When I had re-established peace in the world which is subject to me I came to Adulis to sacrifice for the safety of those who navigate on the sea, to Zeus, Ares and Poseidon. After uniting and reassembling my armies I set up here this throne and consecrated it to Ares, in the twenty-seventh year of my reign. 

The 8th to 10th century manuscripts in which this inscription is preserved have some explanatory glosses about some of these names; thus Gaze apparently means the Aksumites, still called Agaze, the Siguene are the Suskinitai, the tribes near Adulis are called the Tigretes (the earliest mention of Tigray?), the Tiamaa are the Tziamo and Gambela, the Atalmo and Beja are the Blemmyes, the Taggaitai (Tangaitai) are also called Attabite.. and Adra..s, the Sesea are tribes of Barbaria, the Solate are those living by the sea in Barbaria, called the Tigretai of the coast in Barbaria, and Sasou is the furthest part of Ethiopia, beyond which lies the ocean and the Barbareotes who traffic in incense (Huntingford 1989: 43)”. [4]

As one can easily discern from these military campaigns by the Adulite King, the campaigns had taken over and spanned from the Semien mountains to deserts and areas below sea level. The diversity of the territories subdued or brought under the Kings control is well illustrated in this monument of Adulis or Monumentum Adulitanum. Many a scholar of the Horn region assumes that this Adulite king was non other than the Axumite King Ezana.

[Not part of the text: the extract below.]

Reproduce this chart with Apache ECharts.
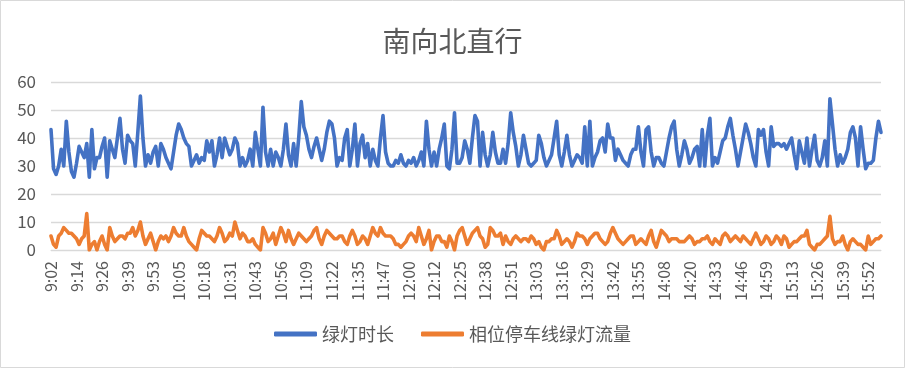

But, to my eyes, that is senselessly and preposterously absurd because the anonymous Adulite king was intrinsically ‘Adulisian’ as Ezana was inherently ‘Axumite’.

A herculean task awaits those who may take upon the responsibility of liberating  the Erythraean historiography from the perniciously insidious Abyssinian paradigm. Many a Eritrean mind would never bedecolonized from the surreptitiously stealthy Abyssinian narratives until ‘The Adulisian Paradigm’ is brought to the fore of the Eritrean national discourse and de-mythologizing these deep-rooted myths starts in earnest.

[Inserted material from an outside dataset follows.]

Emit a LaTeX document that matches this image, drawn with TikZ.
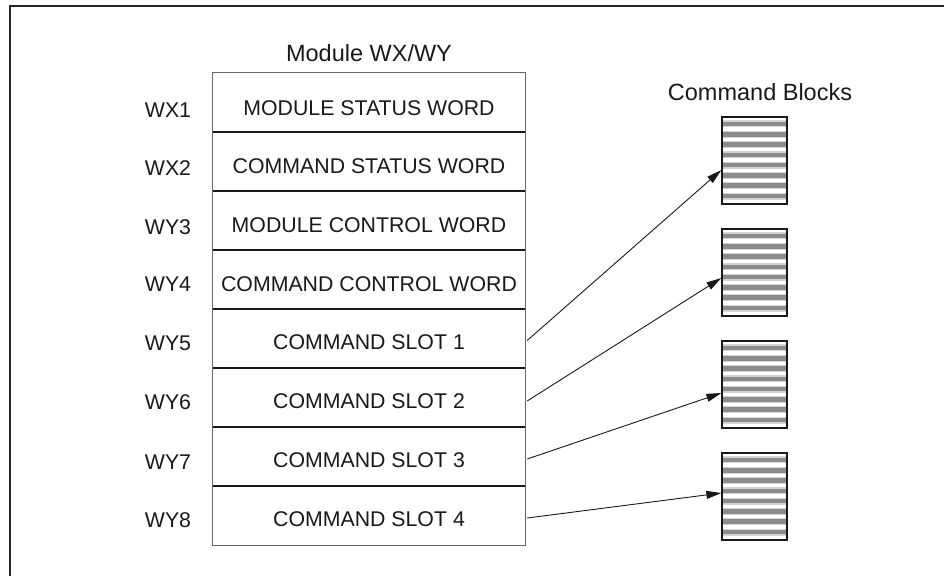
\documentclass[tikz,border=0pt]{standalone}
\usepackage{fontspec}
\setmainfont{Liberation Sans}
\usetikzlibrary{arrows.meta,calc}
\definecolor{stripedark}{gray}{0.55}
\definecolor{stripelight}{gray}{0.83}
\definecolor{rimgray}{gray}{0.40}
\tikzset{
  txt/.style={inner sep=0pt, font=\fontsize{21.3}{21.3}\selectfont, text=black!90},
  headtxt/.style={inner sep=0pt, font=\fontsize{23.5}{23.5}\selectfont, text=black!90},
  rowbox/.style={minimum width=312pt, minimum height=59pt, inner sep=0pt},
  blockbox/.style={draw=black!90, line width=1.3pt, minimum width=65pt,
    minimum height=87pt, inner sep=0pt,
    path picture={
      \foreach \i in {0,...,7}{
        \fill[stripelight] ($(path picture bounding box.north west)+(0pt,-3.4pt-\i*10.3pt)$)
          rectangle ++(65pt,-7pt);
        \fill[stripedark] ($(path picture bounding box.north west)+(0pt,-4.6pt-\i*10.3pt)$)
          rectangle ++(65pt,-4.6pt);
      }
    }},
  link/.style={line width=0.9pt, black!90, -{Triangle[length=15pt,width=8pt]}}
}
\begin{document}
\begin{tikzpicture}[x=1pt,y=-1pt]
\useasboundingbox (0,0) rectangle (944,575);
% outer frame, open to the right and bottom
\draw[line width=2.4pt, black!85] (10,580) -- (10,6) -- (950,6);

% register table
\node[headtxt] (title) at (369,53) {Module WX/WY};
\foreach \k [evaluate=\k as \cy using 43.5+59*\k] in {1,...,8}{
  \node[rowbox] (r\k) at (369,\cy) {};
}
\foreach \k in {1,...,7}{
  \draw[line width=1.7pt, black!90] (r\k.south west) -- (r\k.south east);
}
\draw[line width=1.3pt, rimgray] (r1.north west) rectangle (r8.south east);

\node[txt] (t1) at ([yshift=-6pt]r1.center) {MODULE STATUS WORD};
\node[txt] (t2) at ([yshift=-5pt]r2.center) {COMMAND STATUS WORD};
\node[txt] (t3) at ([yshift=-5pt]r3.center) {MODULE CONTROL WORD};
\node[txt] (t4) at ([yshift=-5pt]r4.center) {COMMAND CONTROL WORD};
\node[txt] (t5) at ([yshift=-4pt]r5.center) {COMMAND SLOT 1};
\node[txt] (t6) at ([yshift=-4pt]r6.center) {COMMAND SLOT 2};
\node[txt] (t7) at ([yshift=-4pt]r7.center) {COMMAND SLOT 3};
\node[txt] (t8) at ([yshift=-3.5pt]r8.center) {COMMAND SLOT 4};

% register addresses
\foreach \k/\lab/\dy in {1/WX1/8,2/WX2/7,3/WY3/7,4/WY4/5,5/WY5/5,6/WY6/5,7/WY7/6,8/WY8/5}{
  \node[txt] (a\k) at ([xshift=-201pt,yshift=-\dy pt]r\k.center) {\lab};
}

% command blocks
\node[headtxt] (cbtitle) at (760,92) {Command Blocks};
\node[blockbox] (b1) at (754.5,160.5) {};
\node[blockbox] (b2) at (754.5,272.5) {};
\node[blockbox] (b3) at (754.5,384.5) {};
\node[blockbox] (b4) at (754.5,496.5) {};

% slot-to-block pointers
\draw[link] ([xshift=2pt,yshift=-2pt]r5.east) -- ([yshift=-9.5pt]b1.west);
\draw[link] ([xshift=2pt,yshift=-3.5pt]r6.east) -- ([yshift=-5.5pt]b2.west);
\draw[link] ([xshift=2pt,yshift=-2.5pt]r7.east) -- ([yshift=-8.5pt]b3.west);
\draw[link] ([xshift=2pt,yshift=-2.5pt]r8.east) -- ([yshift=3.5pt]b4.west);
\end{tikzpicture}
\end{document}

As a parting shot, I knew a person in the city I was born and grew up, named Adulis. He lived with his family close to our houses, in the same neighborhood. I have wondered even when I was very young why he was named thusly. Through my paternal grandmother, I found out that his parents hail from that part of Eritrea and how Adulis was such an important port  based on the oral stories she used to hear from her parents/grandparents a long time ago.

[4] Stuart Munro-Hay. Aksum: An African Civilization of Late Antiquity. [Pages: 186-87].